We hosted a lunch with Zac Smith, CEO of Packet, yesterday. Packet is a micro edge data center company that provides bare-metal servers for enterprise customers. The rise of micro edge data centers has important implications for towers, data centers, and carriers. For the towers, we came away thinking that micro edge data centers could drive upside, though the size of the opportunity remains opaque and likely immaterial to financials over the next several years. For data centers, Packet’s views reinforce our preference for Equinix over the wholesale players. For carriers, Packet’s deployments with Sprint, along with the proposal they submitted for Dish’s network build, suggests there is upside for carriers to deploy services for enterprises at micro edge locations.
Data centers at towers could provide big uplift to revenue per site…: The economic model is still emerging, but Packet spoke to leasing revenue of $8,000 per month at a tower site, which could more than double the amount of revenue that tower companies generate per site on average. Tower locations are optimal for micro edge data centers because they provide real estate, power, fiber, and potential access to low-cost financing; however, it is important to note that micro edge data centers don’t need to be at towers - Packet also leases space from other real estate companies (Brookfield) and other data centers (Equinix).
…but opportunity size still opaque: Packet has proven proof of concept through deployments with Sprint and others; however, the scale of the opportunity remains unclear. It seems like Packet hopes to deploy hundreds of sites over the next several years (cities with more than 100,000 people); even if all of these are deployed across tower companies, it’s unlikely to move the needle for tower companies. To put it into context: the big three tower companies have ~100K sites collectively in the US that generate $8.8BN in site leasing revenue. If the market sees 1,000 micro-edge data centers, and all of them went on tower locations, it would only boost revenue by 1% for the industry. If the micro-edge data center market grew to 10,000 locations, that could boost tower revenue by 10% and would be material; however, we suspect market growth is likely to be closer to 1,000 sites than 10,000.
Micro-edge interconnection unlikely; Equinix will remain dominant: While many speculate around interconnection at micro-edge data centers, Packet was down-beat on this opportunity. They stressed the difficulty in building ecosystems with critical mass at the edge to warrant interconnection. Equinix will likely remain the preeminent interconnection platform for the foreseeable future – “there is no way around them”.

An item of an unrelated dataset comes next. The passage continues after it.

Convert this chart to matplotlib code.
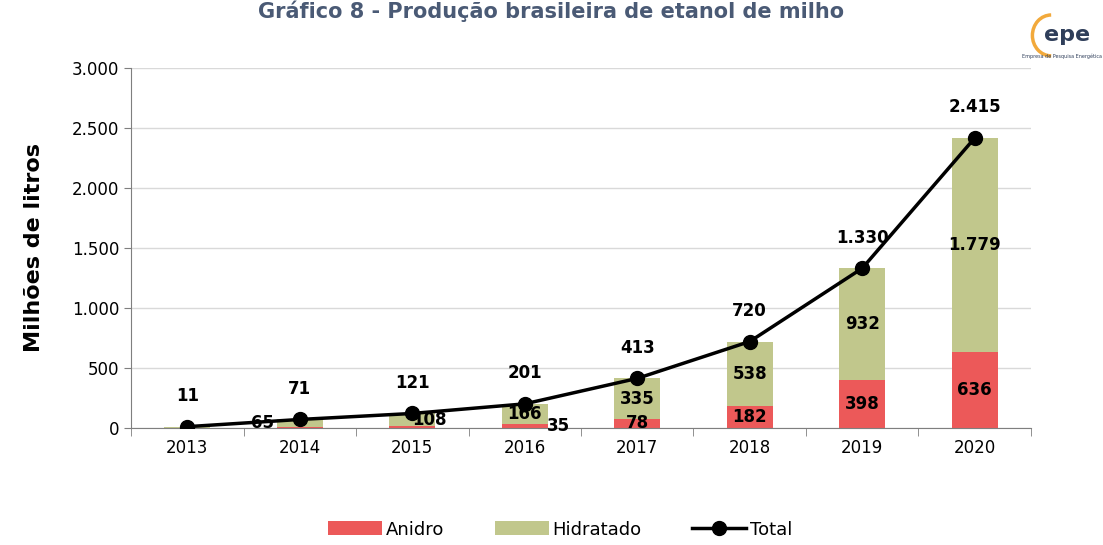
import matplotlib
matplotlib.use("Agg")
import numpy as np
from matplotlib import pyplot as plt
from matplotlib.patches import Arc
from matplotlib.ticker import FuncFormatter

years = ["2013", "2014", "2015", "2016", "2017", "2018", "2019", "2020"]
anidro = [0, 6, 13, 35, 78, 182, 398, 636]
hidratado = [11, 65, 108, 166, 335, 538, 932, 1779]
total = [11, 71, 121, 201, 413, 720, 1330, 2415]

# which stacked labels to show and horizontal nudges (in category units)
anidro_show = [False, False, False, True, True, True, True, True]
anidro_dx = [0, 0, 0, 0.3, 0, 0, 0, 0]
hidr_show = [False, True, True, True, True, True, True, True]
hidr_dx = [0, -0.33, 0.15, 0, 0, 0, 0, 0]

c_anidro = "#EC5959"
c_hidr = "#C1C78C"

plt.rcParams["font.family"] = "DejaVu Sans"

fig = plt.figure(figsize=(11.03, 5.45), dpi=100)
ax = fig.add_axes([0.1188, 0.2147, 0.8159, 0.661])

x = np.arange(len(years))
w = 0.41
ax.bar(x, anidro, w, color=c_anidro, label="Anidro", zorder=2)
ax.bar(x, hidratado, w, bottom=anidro, color=c_hidr, label="Hidratado", zorder=2)
ax.plot(x, total, color="black", lw=2.5, marker="o", markersize=10,
        label="Total", zorder=4)


def br(v, pos=None):
    return f"{int(v):,}".replace(",", ".")


lab = dict(ha="center", va="center", fontsize=12, fontweight="bold",
           color="black", zorder=5)
for i in range(len(years)):
    if anidro_show[i]:
        ax.text(x[i] + anidro_dx[i], anidro[i] / 2, br(anidro[i]), **lab)
    if hidr_show[i]:
        ax.text(x[i] + hidr_dx[i], anidro[i] + hidratado[i] / 2,
                br(hidratado[i]), **lab)
    ax.annotate(br(total[i]), (x[i], total[i]), xytext=(0, 22),
                textcoords="offset points", **lab)

ax.set_xlim(-0.5, len(years) - 0.5)
ax.set_ylim(0, 3000)
ax.set_yticks(np.arange(0, 3001, 500))
ax.yaxis.set_major_formatter(FuncFormatter(br))
ax.set_xticks(x, labels=years)
ax.set_xticks(np.arange(len(years) + 1) - 0.5, minor=True)
ax.tick_params(axis="x", which="major", length=0, labelsize=12, pad=8)
ax.tick_params(axis="x", which="minor", length=6, color="#7f7f7f")
ax.tick_params(axis="y", labelsize=12, length=5, color="#7f7f7f")
ax.grid(axis="y", color="#d9d9d9", lw=1, zorder=0)
ax.set_axisbelow(True)
for s in ["top", "right"]:
    ax.spines[s].set_visible(False)
for s in ["left", "bottom"]:
    ax.spines[s].set_color("#7f7f7f")
ax.set_ylabel("Milhões de litros", fontsize=16, fontweight="bold", labelpad=20)

h, l = ax.get_legend_handles_labels()
order = [l.index("Anidro"), l.index("Hidratado"), l.index("Total")]
fig.legend([h[k] for k in order], [l[k] for k in order],
           loc="lower center", bbox_to_anchor=(0.508, -0.018), ncol=3,
           frameon=False, fontsize=13, handlelength=3.0, handleheight=0.8,
           columnspacing=2.8, handletextpad=0.2)

fig.text(0.5, 1.0, "Gráfico 8 - Produção brasileira de etanol de milho",
         ha="center", va="top", fontsize=15, fontweight="bold",
         color="#4A5A75")

# small logo
fig.text(0.988, 0.935, "epe", ha="right", va="center", fontsize=16,
         fontweight="bold", color="#2F3E5A")
fig.patches.append(Arc((0.953, 0.935), 0.034, 0.075, theta1=90, theta2=270,
                       transform=fig.transFigure, color="#F2A93B", lw=2.5))
fig.text(0.999, 0.897, "Empresa de Pesquisa Energética", ha="right",
         va="center", fontsize=3.5, color="#2F3E5A")

fig.savefig("out.png", dpi=100)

The opportunity with Dish: Packet has bid on the Dish network RFP (along with seemingly everyone else). Interestingly, Packet has already deployed several sites with Sprint to serve enterprises for ~30K per site (80% cheaper than Sprint’s internal estimates for what it would cost to build themselves). Packet could deploy similar functionality with Dish. We think this aligns with Dish’s wireless network strategy (LINK), though unclear at this stage who Dish will select as their vendors.
Hyperscale data centers at risk: Packet thought the major cloud service providers would exert their market power on hyperscalers and beat them down on price over time. Additionally, the flood of infrastructure fund money into data centers may be driving lower pricing as well. Anecdotally, Packet described a recent trip to Ashburn to secure a 500kw as a “feeding frenzy”, with prices well below what they were expecting. This echoes comments by data centers companies over the past few months about oversupply in Northern Virginia, and may suggest that pricing will remain pressured in select markets through the rest of the year.